If advances have been made on other contentious issues, the two leaders might continue their talks on Taiwan.
“Given that relations across the Strait are fairly stable, this might be a good time to talk about American commitments and Chinese concerns,” Cheng said.
He said it could be an opportunity to “open the skylight and speak clearly” about Taiwan.
Heritage Foundation Asian Studies Center director Walter Lohman said that China would raise the Taiwan issue if only to register its continued importance.
“Taiwan is not the hot button issue that it once was and that it may be again in the future,” Lohman said. “Even when we [the US] sell weapons to Taiwan, it’s no longer a big deal — the Chinese make a lot of threats for a few weeks and then it goes away.”
Senior research fellow in Asia economic policy Derek Scissors said that economic policy would be low on the priority list at the summit because the US is not prepared for in-depth discussions.
The relationship between the US and China is not on a sound footing, he said, and it might get worse because trade is a “core” issue and deteriorating.
In failing to come to grips with what is really the big problem between the US and China, he said, the two countries would “continue a slow slide” away from each other.

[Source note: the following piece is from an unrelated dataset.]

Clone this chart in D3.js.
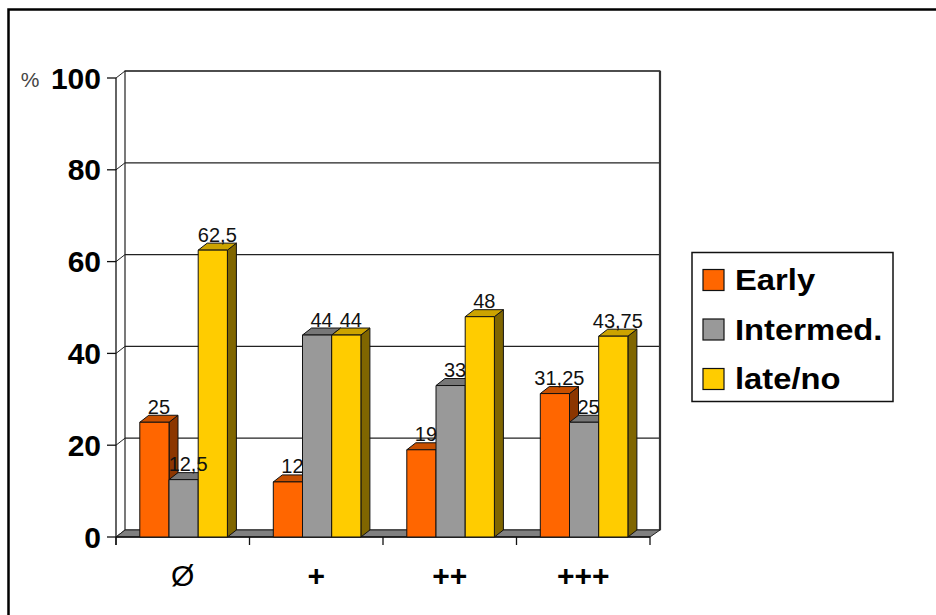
<!DOCTYPE html>
<html>
<head>
<meta charset="utf-8">
<script src="https://cdn.jsdelivr.net/npm/d3@7/dist/d3.min.js"></script>
<style>
  html, body { margin: 0; padding: 0; background: #fff; }
  svg { display: block; font-family: "Liberation Sans", Arial, sans-serif; }
</style>
</head>
<body>
<svg id="chart" width="936" height="615"></svg>
<script>
// Categories, series and values
const categories = ["Ø", "+", "++", "+++"];
const seriesNames = ["Early", "Intermed.", "late/no"];
const early = [25, 12, 19, 31.25];
const intermed = [12.5, 44, 33, 25];
const lateNo = [62.5, 44, 48, 43.75];
const yTicks = [0, 20, 40, 60, 80, 100];

const seriesValues = [early, intermed, lateNo];

// Face colours per series: front, top, side
const frontColors = ["#FF6600", "#999999", "#FFCC00"];
const topColors = ["#C85000", "#777777", "#CCA300"];
const sideColors = ["#8C3600", "#666666", "#806600"];

const svg = d3.select("#chart");

// Plot geometry (front plane) and depth offset of the 3D box
const plotLeft = 116, plotRight = 650, plotBottom = 537, plotTop = 78;
const dx = 9, dy = -7;

const y = d3.scaleLinear().domain([0, 100]).range([plotBottom, plotTop]);
const x0 = d3.scaleBand().domain(categories).range([plotLeft, plotRight]).padding(0);
const groupWidth = 87.6;
const groupOffset = 23.8;
const x1 = d3.scaleBand().domain(seriesNames).range([0, groupWidth]).padding(0);

// Outer frame
svg.append("rect")
  .attr("x", 8.5).attr("y", 9.5)
  .attr("width", 960).attr("height", 640)
  .attr("fill", "#fff").attr("stroke", "#000").attr("stroke-width", 2.5);

// Back wall
const wallLeft = plotLeft + dx, wallRight = plotRight + dx + 1;
svg.append("rect")
  .attr("x", wallLeft).attr("y", y(100) + dy)
  .attr("width", wallRight - wallLeft).attr("height", y(0) - y(100))
  .attr("fill", "#fff").attr("stroke", "#222").attr("stroke-width", 1.2);

// Gridlines on the back wall and their diagonals on the side wall
const grid = svg.append("g");
yTicks.filter(t => t > 0).forEach(t => {
  grid.append("line")
    .attr("x1", wallLeft).attr("x2", wallRight)
    .attr("y1", y(t) + dy).attr("y2", y(t) + dy)
    .attr("stroke", "#222").attr("stroke-width", 1.2);
});
yTicks.forEach(t => {
  grid.append("line")
    .attr("x1", plotLeft).attr("y1", y(t))
    .attr("x2", plotLeft + dx).attr("y2", y(t) + dy)
    .attr("stroke", "#222").attr("stroke-width", 1);
});
// Right wall edge
svg.append("line")
  .attr("x1", wallRight).attr("x2", wallRight)
  .attr("y1", y(100) + dy).attr("y2", y(0) + dy)
  .attr("stroke", "#333").attr("stroke-width", 2.2);

// Floor
svg.append("polygon")
  .attr("points", [
    [plotLeft, y(0)], [plotLeft + dx, y(0) + dy], [wallRight, y(0) + dy], [plotRight, y(0)]
  ].map(p => p.join(",")).join(" "))
  .attr("fill", "#808080").attr("stroke", "#222").attr("stroke-width", 1);

// Y axis (front left edge) with ticks
svg.append("line")
  .attr("x1", plotLeft).attr("x2", plotLeft)
  .attr("y1", y(100)).attr("y2", y(0) + 8)
  .attr("stroke", "#111").attr("stroke-width", 1.3);
// X axis baseline with category ticks
svg.append("line")
  .attr("x1", plotLeft).attr("x2", plotRight)
  .attr("y1", y(0)).attr("y2", y(0))
  .attr("stroke", "#111").attr("stroke-width", 1.3);
const xEdges = categories.map(c => x0(c)).concat([plotRight]);
xEdges.forEach(xe => {
  svg.append("line")
    .attr("x1", xe).attr("x2", xe)
    .attr("y1", y(0)).attr("y2", y(0) + 8)
    .attr("stroke", "#111").attr("stroke-width", 1.3);
});
yTicks.forEach(t => {
  svg.append("line")
    .attr("x1", plotLeft - 9).attr("x2", plotLeft)
    .attr("y1", y(t)).attr("y2", y(t))
    .attr("stroke", "#111").attr("stroke-width", 1.3);
});

// Bars: side, top, then front face, drawn left to right
const bars = svg.append("g");
const pts = arr => arr.map(p => p.join(",")).join(" ");
categories.forEach((cat, ci) => {
  seriesNames.forEach((s, si) => {
    const v = seriesValues[si][ci];
    const bx = x0(cat) + groupOffset + x1(s);
    const bw = x1.bandwidth();
    const yt = y(v), yb = y(0);
    const g = bars.append("g")
      .attr("stroke", "#111").attr("stroke-width", 1).attr("stroke-linejoin", "round");
    g.append("polygon")
      .attr("points", pts([[bx + bw, yt], [bx + bw + dx, yt + dy], [bx + bw + dx, yb + dy], [bx + bw, yb]]))
      .attr("fill", sideColors[si]);
    g.append("polygon")
      .attr("points", pts([[bx, yt], [bx + dx, yt + dy], [bx + bw + dx, yt + dy], [bx + bw, yt]]))
      .attr("fill", topColors[si]);
    g.append("rect")
      .attr("x", bx).attr("y", yt)
      .attr("width", bw).attr("height", yb - yt)
      .attr("fill", frontColors[si]);
  });
});

// Value labels above each bar
const fmt = v => String(v).replace(".", ",");
categories.forEach((cat, ci) => {
  seriesNames.forEach((s, si) => {
    const v = seriesValues[si][ci];
    const bx = x0(cat) + groupOffset + x1(s);
    svg.append("text")
      .attr("x", bx + x1.bandwidth() / 2 + dx / 2)
      .attr("y", y(v) - 8.5)
      .attr("text-anchor", "middle")
      .attr("font-size", 20)
      .attr("fill", "#111")
      .text(fmt(v));
  });
});

// Y tick labels
yTicks.forEach(t => {
  svg.append("text")
    .attr("x", 101).attr("y", y(t) + 10.5)
    .attr("text-anchor", "end")
    .attr("font-size", 30).attr("font-weight", "bold")
    .attr("fill", "#000")
    .text(t);
});
svg.append("text")
  .attr("x", 30).attr("y", 87)
  .attr("text-anchor", "middle")
  .attr("font-size", 21).attr("fill", "#444")
  .text("%");

// Category labels
categories.forEach((cat, ci) => {
  svg.append("text")
    .attr("x", x0(cat) + x0.bandwidth() / 2)
    .attr("y", 586)
    .attr("text-anchor", "middle")
    .attr("font-size", 30)
    .attr("font-weight", cat === "Ø" ? "normal" : "bold")
    .attr("fill", "#000")
    .text(cat);
});

// Legend
const legend = svg.append("g");
legend.append("rect")
  .attr("x", 692).attr("y", 252.5)
  .attr("width", 201).attr("height", 149)
  .attr("fill", "#fff").attr("stroke", "#111").attr("stroke-width", 1.5);
const legendY = [280, 329.5, 379];
seriesNames.forEach((s, si) => {
  legend.append("rect")
    .attr("x", 703).attr("y", legendY[si] - 10.5)
    .attr("width", 21).attr("height", 21)
    .attr("fill", frontColors[si]).attr("stroke", "#111").attr("stroke-width", 1.2);
  legend.append("text")
    .attr("transform", `translate(735,${legendY[si] + 10}) scale(1.13,1)`)
    .attr("font-size", 29).attr("font-weight", "bold")
    .attr("fill", "#000")
    .text(s);
});
</script>
</body>
</html>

Director of the Asia program at the Carnegie Endowment, Douglas Paal, said in a paper issued on Tuesday that the summit tomorrow and Saturday at the Sunnylands estate would be both informal and unusual.
“Officials on both sides are rightly trying to lower expectations, especially for ‘deliverables’ — detailed outcomes on some of the thorniest issues between the world’s two leading economies in only two days of personal diplomacy,” Paal said. “Instead, they are stressing the opportunity for the two leaders to explore areas for cooperation and reduced competition beyond the short-term calendar.”
Paal said that not since Chinese leader Mao Zedong (毛澤東) and then-US president Richard Nixon met more than 40 years ago had leaders of such consequential and different powers sat down for a “blue sky” discussion.
Both leaders should state their commitment to resolving their differences and regional crises peacefully, through international laws and mechanisms, Paal said.
“The two should express their resolve not to impose unilateral changes to the ‘status quo’ in Asia,” he said.
Paal argued that this would help restrain the growing friction between China and its neighbors over maritime claims, putting the onus on all sides not to add tension to difficult, sensitive issues.
“Both leaders could further call for negotiations on interim arrangements to manage resource competition among the claimants over fisheries, hydrocarbons and minerals,” he said.
Paal said a 10-year military objective could be to develop ties to a point where commanders who face each other have a responsibility to know each other personally, and exchange mobile phone numbers and contact procedures to reduce the potential for accidental conflict.
He said that US and Chinese military schools should exchange students at multiple career levels and that the US should “encourage China to be flexible about Taiwan’s officer training in the same schools.”